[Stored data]
## START

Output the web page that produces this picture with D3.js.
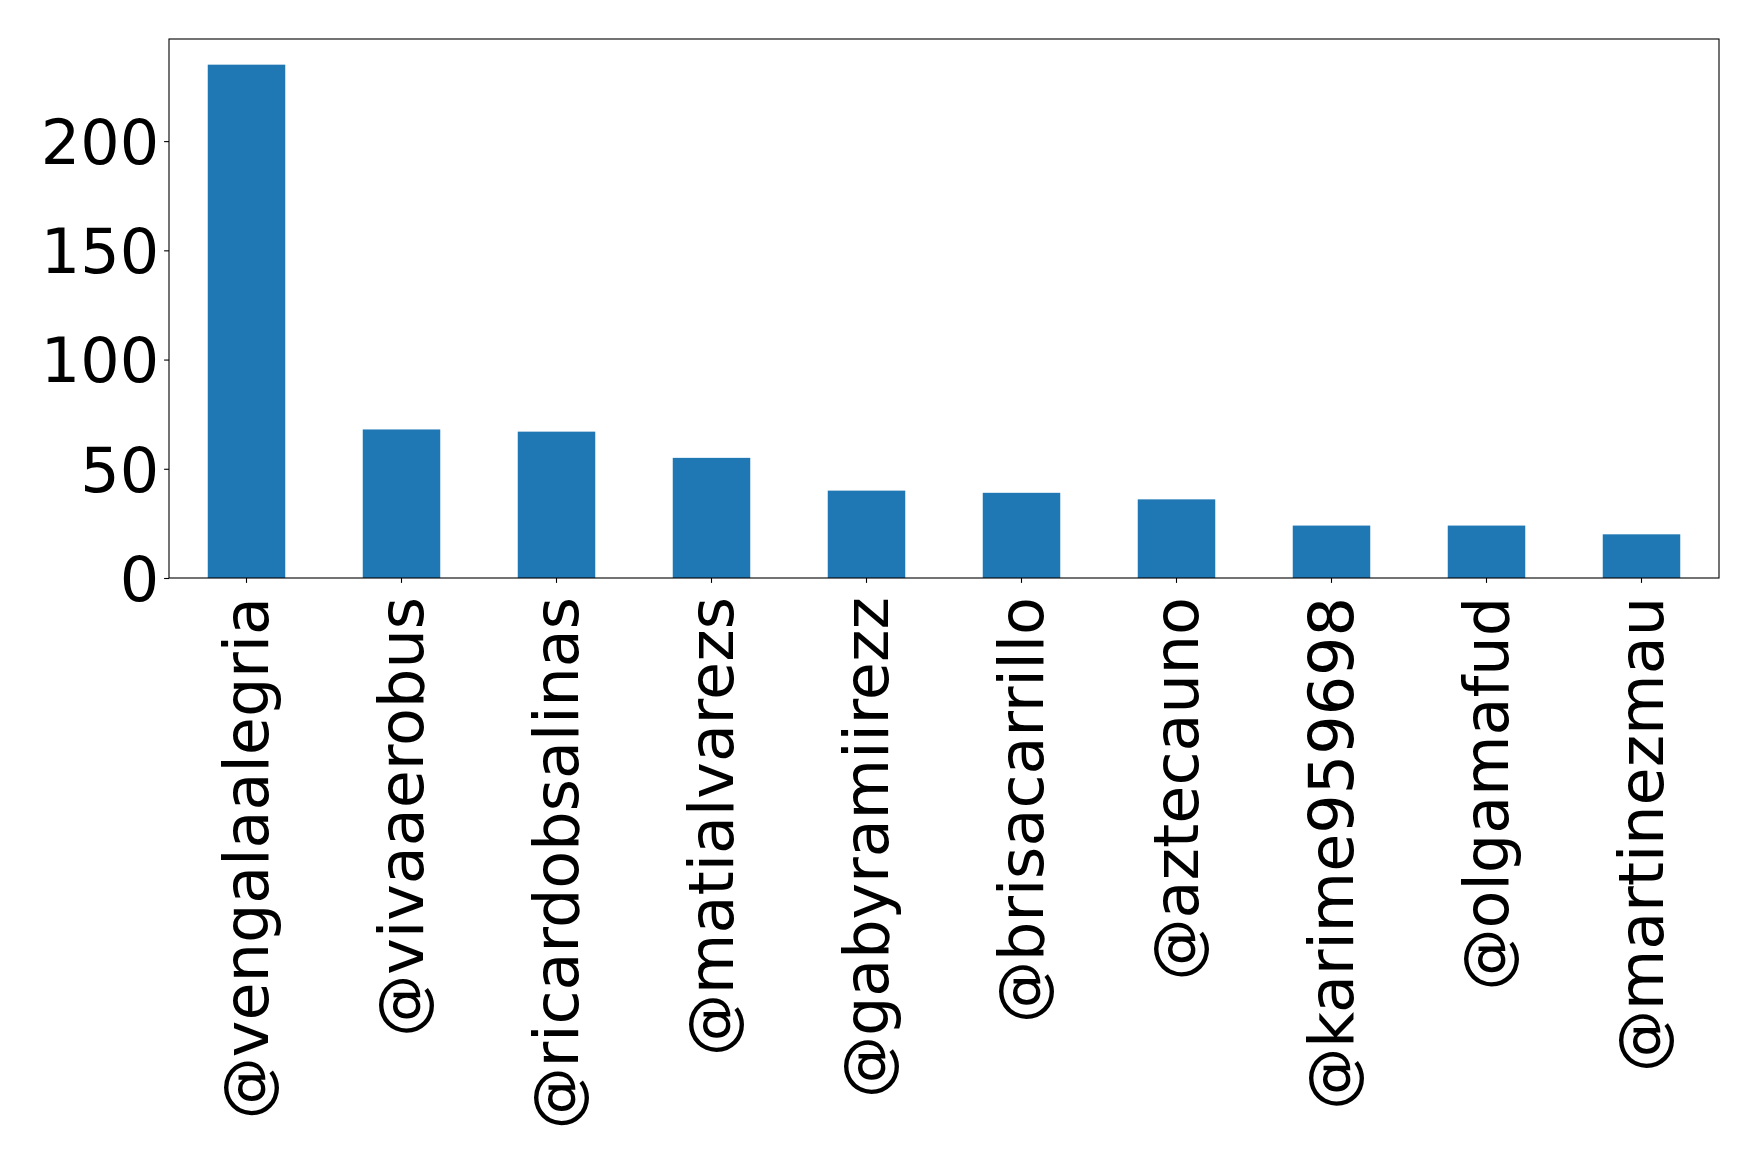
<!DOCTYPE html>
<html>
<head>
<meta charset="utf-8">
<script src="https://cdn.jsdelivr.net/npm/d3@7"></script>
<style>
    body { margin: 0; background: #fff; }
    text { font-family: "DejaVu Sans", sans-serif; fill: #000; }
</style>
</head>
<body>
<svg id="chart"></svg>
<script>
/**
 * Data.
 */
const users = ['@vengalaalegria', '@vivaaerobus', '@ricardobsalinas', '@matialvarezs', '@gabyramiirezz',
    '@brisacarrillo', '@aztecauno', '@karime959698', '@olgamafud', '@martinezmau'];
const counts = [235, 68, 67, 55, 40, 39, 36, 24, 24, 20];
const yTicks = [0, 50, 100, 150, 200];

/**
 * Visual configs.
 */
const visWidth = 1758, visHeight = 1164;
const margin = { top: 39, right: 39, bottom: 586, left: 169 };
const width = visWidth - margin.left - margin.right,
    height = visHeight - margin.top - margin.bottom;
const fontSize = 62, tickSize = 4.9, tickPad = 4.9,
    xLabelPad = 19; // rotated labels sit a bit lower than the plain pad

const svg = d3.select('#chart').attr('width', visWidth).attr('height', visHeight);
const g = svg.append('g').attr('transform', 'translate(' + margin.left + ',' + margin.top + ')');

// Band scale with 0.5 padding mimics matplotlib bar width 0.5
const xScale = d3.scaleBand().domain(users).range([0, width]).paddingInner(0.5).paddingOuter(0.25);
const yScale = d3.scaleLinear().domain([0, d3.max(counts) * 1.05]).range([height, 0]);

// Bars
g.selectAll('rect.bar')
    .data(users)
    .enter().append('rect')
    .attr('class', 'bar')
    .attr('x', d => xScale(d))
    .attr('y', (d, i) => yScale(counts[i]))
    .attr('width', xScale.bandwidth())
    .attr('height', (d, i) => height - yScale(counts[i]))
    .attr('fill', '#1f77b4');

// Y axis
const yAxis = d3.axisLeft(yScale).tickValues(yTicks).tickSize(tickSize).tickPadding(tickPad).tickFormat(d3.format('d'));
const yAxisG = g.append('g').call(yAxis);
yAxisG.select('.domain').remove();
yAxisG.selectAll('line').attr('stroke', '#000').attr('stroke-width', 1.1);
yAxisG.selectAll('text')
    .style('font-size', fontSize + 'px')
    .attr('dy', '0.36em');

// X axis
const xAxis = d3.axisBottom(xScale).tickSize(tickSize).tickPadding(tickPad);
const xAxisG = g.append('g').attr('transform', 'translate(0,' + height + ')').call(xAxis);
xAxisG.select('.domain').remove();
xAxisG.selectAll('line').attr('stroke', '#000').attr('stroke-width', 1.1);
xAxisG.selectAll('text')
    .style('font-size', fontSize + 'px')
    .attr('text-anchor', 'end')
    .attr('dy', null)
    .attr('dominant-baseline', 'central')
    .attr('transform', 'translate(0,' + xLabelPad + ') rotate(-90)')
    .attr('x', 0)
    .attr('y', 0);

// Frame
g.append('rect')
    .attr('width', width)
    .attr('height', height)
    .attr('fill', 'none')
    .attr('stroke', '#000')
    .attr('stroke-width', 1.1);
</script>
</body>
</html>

## END
## START

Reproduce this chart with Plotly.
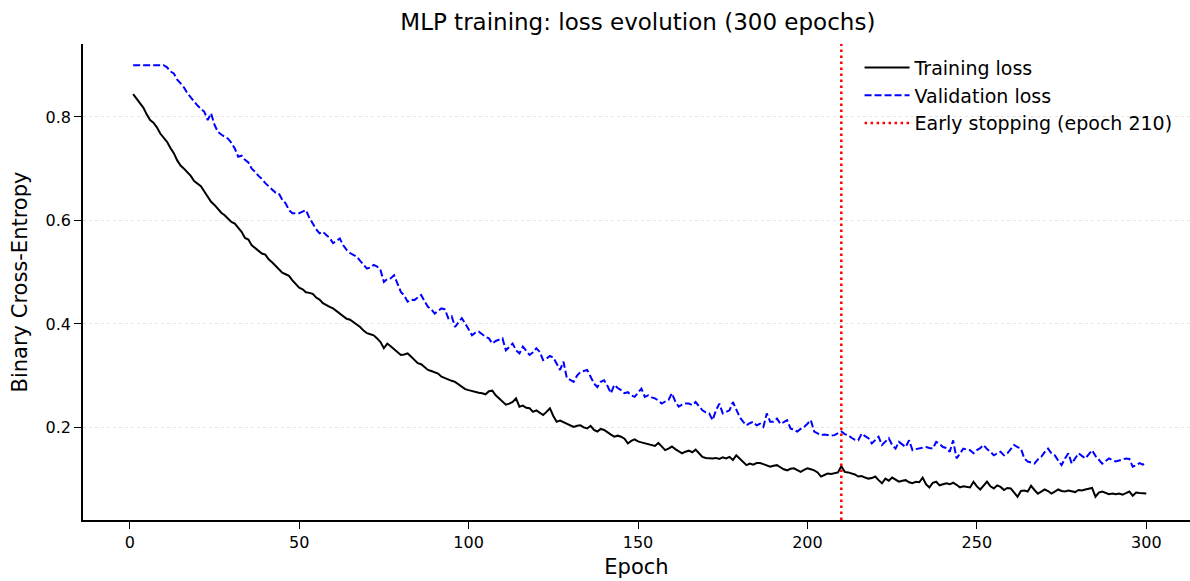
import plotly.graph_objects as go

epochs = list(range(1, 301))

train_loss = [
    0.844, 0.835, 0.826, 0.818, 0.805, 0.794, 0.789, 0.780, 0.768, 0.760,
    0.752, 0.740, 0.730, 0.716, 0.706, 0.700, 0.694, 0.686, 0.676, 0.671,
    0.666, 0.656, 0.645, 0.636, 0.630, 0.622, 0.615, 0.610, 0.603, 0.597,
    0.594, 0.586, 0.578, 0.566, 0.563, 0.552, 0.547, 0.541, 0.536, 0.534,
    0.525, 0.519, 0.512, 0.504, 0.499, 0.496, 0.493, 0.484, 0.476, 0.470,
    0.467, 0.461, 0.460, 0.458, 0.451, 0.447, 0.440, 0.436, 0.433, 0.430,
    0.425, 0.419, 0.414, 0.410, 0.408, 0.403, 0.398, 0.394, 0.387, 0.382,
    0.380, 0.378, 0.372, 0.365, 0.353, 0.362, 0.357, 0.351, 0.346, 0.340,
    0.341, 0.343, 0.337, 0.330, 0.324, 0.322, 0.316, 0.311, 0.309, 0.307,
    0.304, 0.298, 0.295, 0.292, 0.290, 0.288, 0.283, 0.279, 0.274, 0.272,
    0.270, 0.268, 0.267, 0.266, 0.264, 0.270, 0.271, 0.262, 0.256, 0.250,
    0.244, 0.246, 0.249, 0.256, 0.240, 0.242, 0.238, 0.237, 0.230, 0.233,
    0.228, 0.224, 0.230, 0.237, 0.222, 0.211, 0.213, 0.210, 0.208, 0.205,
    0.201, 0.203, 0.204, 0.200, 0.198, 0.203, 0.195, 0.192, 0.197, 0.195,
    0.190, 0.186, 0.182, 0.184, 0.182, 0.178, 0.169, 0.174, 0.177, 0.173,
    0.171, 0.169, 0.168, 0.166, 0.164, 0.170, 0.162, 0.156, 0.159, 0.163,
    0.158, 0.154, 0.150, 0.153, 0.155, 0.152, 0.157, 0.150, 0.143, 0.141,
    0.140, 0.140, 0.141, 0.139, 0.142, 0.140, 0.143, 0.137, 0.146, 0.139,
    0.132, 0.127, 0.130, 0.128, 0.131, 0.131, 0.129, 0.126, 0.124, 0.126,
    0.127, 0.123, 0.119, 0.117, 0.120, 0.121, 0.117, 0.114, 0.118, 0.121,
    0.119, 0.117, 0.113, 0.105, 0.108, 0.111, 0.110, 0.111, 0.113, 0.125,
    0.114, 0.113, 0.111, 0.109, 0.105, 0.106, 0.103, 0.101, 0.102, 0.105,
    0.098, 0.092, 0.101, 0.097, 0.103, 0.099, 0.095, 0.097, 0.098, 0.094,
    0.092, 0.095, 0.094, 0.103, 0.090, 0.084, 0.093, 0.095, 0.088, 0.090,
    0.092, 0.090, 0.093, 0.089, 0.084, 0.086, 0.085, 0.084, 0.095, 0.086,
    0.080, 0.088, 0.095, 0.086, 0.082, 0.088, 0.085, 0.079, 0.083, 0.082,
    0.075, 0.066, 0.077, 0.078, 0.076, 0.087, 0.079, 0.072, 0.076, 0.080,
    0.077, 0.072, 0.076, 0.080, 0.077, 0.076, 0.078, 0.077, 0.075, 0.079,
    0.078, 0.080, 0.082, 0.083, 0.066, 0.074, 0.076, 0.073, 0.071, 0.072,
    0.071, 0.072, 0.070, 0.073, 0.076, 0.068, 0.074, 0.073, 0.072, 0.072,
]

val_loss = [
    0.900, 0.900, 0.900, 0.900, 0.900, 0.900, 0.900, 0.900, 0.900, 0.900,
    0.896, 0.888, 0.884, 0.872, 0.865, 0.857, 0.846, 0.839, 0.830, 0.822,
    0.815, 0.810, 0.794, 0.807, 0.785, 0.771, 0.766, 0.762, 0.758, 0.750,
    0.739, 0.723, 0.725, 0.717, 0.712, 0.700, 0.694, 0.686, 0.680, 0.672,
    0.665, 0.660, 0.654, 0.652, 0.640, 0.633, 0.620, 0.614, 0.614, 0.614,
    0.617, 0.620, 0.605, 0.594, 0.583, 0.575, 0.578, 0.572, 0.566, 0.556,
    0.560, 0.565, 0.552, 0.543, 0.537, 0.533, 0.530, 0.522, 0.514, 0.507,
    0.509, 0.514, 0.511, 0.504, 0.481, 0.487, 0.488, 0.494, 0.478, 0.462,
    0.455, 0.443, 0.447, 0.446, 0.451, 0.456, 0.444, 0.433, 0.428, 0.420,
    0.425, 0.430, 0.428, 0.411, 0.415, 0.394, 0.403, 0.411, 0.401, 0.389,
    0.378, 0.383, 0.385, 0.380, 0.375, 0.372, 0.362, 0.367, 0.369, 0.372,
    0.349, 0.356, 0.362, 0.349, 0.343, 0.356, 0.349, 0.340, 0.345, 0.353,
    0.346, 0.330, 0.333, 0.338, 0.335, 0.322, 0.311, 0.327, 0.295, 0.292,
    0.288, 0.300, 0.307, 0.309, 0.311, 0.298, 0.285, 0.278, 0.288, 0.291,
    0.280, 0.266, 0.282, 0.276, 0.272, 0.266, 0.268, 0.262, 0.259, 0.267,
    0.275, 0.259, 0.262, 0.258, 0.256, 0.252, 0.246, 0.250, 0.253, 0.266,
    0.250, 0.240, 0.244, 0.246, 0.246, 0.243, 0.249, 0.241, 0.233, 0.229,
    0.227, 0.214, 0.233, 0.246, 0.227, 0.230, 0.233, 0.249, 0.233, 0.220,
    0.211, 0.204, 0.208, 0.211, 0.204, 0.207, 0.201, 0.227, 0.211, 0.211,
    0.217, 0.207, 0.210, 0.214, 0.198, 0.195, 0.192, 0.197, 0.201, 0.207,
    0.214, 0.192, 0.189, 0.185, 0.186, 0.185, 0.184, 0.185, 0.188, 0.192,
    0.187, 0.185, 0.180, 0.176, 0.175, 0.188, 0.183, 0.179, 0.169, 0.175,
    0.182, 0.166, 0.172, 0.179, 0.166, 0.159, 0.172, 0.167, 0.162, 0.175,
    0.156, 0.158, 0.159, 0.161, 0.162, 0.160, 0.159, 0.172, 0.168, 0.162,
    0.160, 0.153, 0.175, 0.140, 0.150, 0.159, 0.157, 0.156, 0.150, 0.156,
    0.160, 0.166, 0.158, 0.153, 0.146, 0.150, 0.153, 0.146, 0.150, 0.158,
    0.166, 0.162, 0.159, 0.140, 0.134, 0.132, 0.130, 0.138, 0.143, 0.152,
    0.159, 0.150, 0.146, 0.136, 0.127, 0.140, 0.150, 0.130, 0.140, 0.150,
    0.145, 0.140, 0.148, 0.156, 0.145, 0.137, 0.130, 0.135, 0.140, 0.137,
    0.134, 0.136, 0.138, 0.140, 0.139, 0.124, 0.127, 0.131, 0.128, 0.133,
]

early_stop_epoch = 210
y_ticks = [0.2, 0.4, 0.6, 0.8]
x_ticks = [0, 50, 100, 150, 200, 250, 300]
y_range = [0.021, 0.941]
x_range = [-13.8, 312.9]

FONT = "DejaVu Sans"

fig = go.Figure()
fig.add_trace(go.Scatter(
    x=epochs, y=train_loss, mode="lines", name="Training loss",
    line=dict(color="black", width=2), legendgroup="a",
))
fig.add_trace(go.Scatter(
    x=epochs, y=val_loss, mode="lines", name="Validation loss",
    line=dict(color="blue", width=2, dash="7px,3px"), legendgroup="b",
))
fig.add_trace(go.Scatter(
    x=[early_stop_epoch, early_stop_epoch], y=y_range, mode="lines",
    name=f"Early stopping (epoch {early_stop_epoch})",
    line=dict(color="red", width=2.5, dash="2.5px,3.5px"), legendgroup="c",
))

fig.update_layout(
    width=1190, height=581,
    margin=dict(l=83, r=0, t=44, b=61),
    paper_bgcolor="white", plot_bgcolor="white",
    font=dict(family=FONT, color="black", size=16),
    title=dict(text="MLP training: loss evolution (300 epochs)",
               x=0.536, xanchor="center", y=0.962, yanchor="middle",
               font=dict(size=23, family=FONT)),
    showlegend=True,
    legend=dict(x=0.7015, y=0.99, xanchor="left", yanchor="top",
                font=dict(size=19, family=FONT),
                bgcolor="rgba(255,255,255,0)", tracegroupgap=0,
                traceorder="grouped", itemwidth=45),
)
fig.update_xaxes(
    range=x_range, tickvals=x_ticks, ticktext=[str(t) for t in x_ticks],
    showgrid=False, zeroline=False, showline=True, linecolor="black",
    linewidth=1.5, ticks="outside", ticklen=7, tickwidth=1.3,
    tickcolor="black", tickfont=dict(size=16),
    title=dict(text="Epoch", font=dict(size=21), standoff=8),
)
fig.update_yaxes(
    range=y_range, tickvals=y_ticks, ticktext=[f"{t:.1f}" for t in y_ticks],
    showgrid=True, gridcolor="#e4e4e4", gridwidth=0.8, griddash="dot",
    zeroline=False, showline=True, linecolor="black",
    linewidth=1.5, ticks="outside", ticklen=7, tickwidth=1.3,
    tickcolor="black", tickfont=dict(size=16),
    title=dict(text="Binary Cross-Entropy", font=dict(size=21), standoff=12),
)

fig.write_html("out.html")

## END

From the data above, show each line that contains "with".

> [THE RESULT]:
Output the web page that produces this picture with D3.js.
// Band scale with 0.5 padding mimics matplotlib bar width 0.5
Reproduce this chart with Plotly.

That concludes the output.